I made another classic error, an approach was made to us to sell the pub at a substantial profit after eight months, I declined, mistakenly thinking that we would make an even larger profit after building up the business and altering it. Always take a profit, we in fact ended up selling it for half what we would have got three years later. I am much wiser now.

12.
We had fairly regular visits from our safe blowing customer and various others of a similar kind, all driving new Mercedes, BMW’s, Range Rovers and a black Rolls Royce. They always insisted on sending a case of Guinness or Champagne to the old lady next door, whose family had the Pub for years. She would come back in saying that she really didn’t drink that much and would prefer the money, I of course obliged.
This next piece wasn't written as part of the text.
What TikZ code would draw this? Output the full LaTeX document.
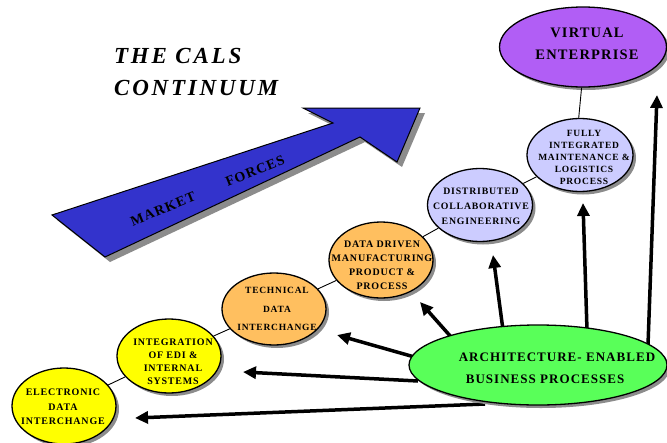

At about this time my Wife’s cousin Becky, who was seventeen with large horn rimmed glasses, came over from Canada for a fortnights holiday, she decided that she liked living on Exmoor and stayed for six months.

She was a consummate poker player, her family being highly intelligent enjoyers of life, where poker was essential to a young ladies upbringing.

Our would be safe blowers, not only enjoyed drinking after hours but also playing poker, Becky asked if she could play one night, I refused but the safe blowers persuaded me to let her play, she proceeded to skin them hands down, much to everyones amusement and very successfully supplemented her income on a regular basis. She is now married to the President of a Cosmetics Company and we always laugh at her poker playing. Doubtlessly she will teach her four children to play at an early age the same way, one of which is due to go to Harrow School, the results should be very interesting if he is anything like his Mother.

Not the sort of things that you would expect in a country pub.